Akins then escorted Patterson to the next of five preaching points set up by Akins' team along the Carnaval parade routes in Salvador. An average of more than 50 presentations were made each night at each of the five preaching stations during the five days of Carnaval.
Patterson's wife, Dorothy, also participated in the event by passing out tracts to passersby.
It was all in a night's work for Akins, an impassioned pioneering evangelist who inspired the idea of street-corner preaching at Carnaval, a gigantic, outdoor street party that annually becomes a drunken orgy of alcohol, drugs and immoral sex in Brazil. Some 1 million reportedly attend the event in Salvador alone. Akins has said his Carnaval experiences as a street preacher have given him a new take on lostness in Brazil.

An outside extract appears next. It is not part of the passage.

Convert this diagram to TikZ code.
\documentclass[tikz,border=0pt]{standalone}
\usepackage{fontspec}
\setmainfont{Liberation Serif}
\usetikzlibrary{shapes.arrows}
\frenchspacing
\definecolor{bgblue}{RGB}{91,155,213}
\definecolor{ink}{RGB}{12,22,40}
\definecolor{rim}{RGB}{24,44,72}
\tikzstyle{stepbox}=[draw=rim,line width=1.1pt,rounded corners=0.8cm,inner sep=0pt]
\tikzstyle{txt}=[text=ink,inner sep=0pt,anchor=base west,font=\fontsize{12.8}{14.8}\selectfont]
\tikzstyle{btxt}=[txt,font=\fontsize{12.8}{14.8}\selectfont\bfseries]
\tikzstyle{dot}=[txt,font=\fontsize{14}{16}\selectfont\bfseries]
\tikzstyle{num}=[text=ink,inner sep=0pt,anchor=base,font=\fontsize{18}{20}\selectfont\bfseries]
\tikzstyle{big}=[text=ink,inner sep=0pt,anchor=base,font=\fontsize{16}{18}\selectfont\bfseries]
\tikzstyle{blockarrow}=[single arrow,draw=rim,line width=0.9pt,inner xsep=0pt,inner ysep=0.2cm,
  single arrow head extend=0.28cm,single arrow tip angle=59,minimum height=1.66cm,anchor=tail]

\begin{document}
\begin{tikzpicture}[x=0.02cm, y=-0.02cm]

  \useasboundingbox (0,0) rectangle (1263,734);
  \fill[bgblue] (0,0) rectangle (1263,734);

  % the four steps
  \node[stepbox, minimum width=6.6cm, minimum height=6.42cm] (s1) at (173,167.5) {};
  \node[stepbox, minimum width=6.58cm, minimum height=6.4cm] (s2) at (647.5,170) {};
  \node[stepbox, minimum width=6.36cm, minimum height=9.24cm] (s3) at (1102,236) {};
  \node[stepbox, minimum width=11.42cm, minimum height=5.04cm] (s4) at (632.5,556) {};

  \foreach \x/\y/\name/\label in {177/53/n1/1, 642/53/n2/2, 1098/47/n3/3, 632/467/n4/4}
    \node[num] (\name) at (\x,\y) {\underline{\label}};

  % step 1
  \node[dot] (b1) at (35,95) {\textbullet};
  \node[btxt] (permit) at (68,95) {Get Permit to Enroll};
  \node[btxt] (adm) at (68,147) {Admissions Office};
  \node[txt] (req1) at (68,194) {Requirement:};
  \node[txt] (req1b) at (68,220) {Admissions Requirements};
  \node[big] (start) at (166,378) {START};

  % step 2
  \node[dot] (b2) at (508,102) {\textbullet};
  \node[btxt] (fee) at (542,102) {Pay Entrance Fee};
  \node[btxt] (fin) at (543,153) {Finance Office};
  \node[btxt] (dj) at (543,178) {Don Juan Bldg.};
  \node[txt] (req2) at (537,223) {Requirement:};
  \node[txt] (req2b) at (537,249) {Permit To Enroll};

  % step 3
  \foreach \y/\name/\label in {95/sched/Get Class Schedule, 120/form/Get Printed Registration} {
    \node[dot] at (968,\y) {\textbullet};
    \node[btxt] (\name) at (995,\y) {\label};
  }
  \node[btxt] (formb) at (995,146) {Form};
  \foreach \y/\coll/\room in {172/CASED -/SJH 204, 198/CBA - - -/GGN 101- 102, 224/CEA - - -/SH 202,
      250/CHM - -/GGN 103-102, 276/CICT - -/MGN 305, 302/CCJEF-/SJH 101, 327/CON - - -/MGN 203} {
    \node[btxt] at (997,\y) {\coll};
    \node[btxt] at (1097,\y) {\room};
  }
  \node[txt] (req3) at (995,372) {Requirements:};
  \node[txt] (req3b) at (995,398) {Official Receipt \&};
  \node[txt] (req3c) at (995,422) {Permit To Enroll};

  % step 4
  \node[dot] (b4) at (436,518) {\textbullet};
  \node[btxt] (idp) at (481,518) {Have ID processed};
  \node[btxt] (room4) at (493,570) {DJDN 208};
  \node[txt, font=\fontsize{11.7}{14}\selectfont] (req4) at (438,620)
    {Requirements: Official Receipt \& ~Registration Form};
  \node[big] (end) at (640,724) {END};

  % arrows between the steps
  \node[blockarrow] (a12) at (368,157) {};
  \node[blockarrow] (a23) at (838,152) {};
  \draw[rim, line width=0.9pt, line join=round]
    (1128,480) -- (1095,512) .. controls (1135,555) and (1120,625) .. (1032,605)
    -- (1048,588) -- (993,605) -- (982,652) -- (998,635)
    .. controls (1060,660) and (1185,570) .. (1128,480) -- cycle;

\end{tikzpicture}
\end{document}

Though Patterson participated as a regular IMB volunteer, like the more than 25,000 Southern Baptists who will go abroad this year on volunteer mission trips, Akins was aware of the potential risks Carnaval street preachers face.

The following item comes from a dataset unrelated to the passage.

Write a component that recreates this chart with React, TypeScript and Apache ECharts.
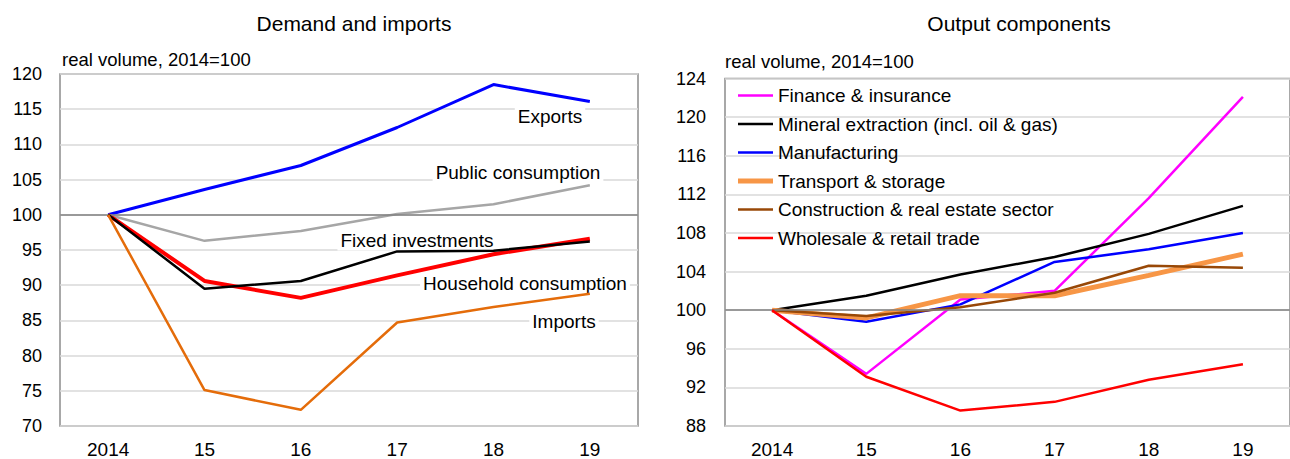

"Don't let anyone attack the speaker," Akins cautioned his team of 22 IMB missionaries after one of the male missionaries was grabbed in the groin by a drunken man who lunged out of the audience at one of the five preaching sites.
Though such attacks are almost like a "badge of honor" for team members each year, Akins did not want the convention president to endure the embarrassment and suffering of an assault. Patterson, however, scoffed off the idea that he should be protected more or treated differently than the other missionaries and volunteers.
Two years ago another drunken man broke through Akins' own security and planted a kiss on his lips. Unfazed outwardly, Akins continued to preach and urges others on his Carnaval team to do the same.
Akins, Patterson and others agree: the rewards are worth the risks.
Akins tells about two married men who stopped to listen, prayed to receive Christ, then confessed how they had come to Carnaval looking for prostitutes to pick up. Instead, they took the literature given them by the counselors and, as missionaries watched, got into a taxicab to head home to their wives.
Patterson said, "The most remarkable thing about these people is that they become quickly bored with the party and then are the most open to the gospel that I believe I have ever witnessed. If it were possible to put 10,000 Southern Baptists on the street to preach and witness, every one of them would see a massive harvest."
His experiences as a volunteer, Patterson said, reinforced his belief that every Southern Baptist who can should go overseas on a volunteer missions trip.
"There was a day when we could be content as Southern Baptists to send our money and our children, fortified by our prayers, to do worldwide missions. But in the gracious providences of our God, we have come to a day where every Southern Baptist can be directly involved as a volunteer in an overseas missions assignment," he said.
"I am here today working as a volunteer and preaching on the street. I have visited 65 nations, walked through the great wilderness adventures of most of the world, and I can tell you, Southern Baptists, that there is no thrill, no adventure and no opportunity like being a Southern Baptist volunteer in the international mission theater."
At Carnaval's end on Ash Wednesday, March 8, Akins' team counted 314 street-corner presentations to an estimated 9,500 people, of whom 2,391 made inquiries about following Christ.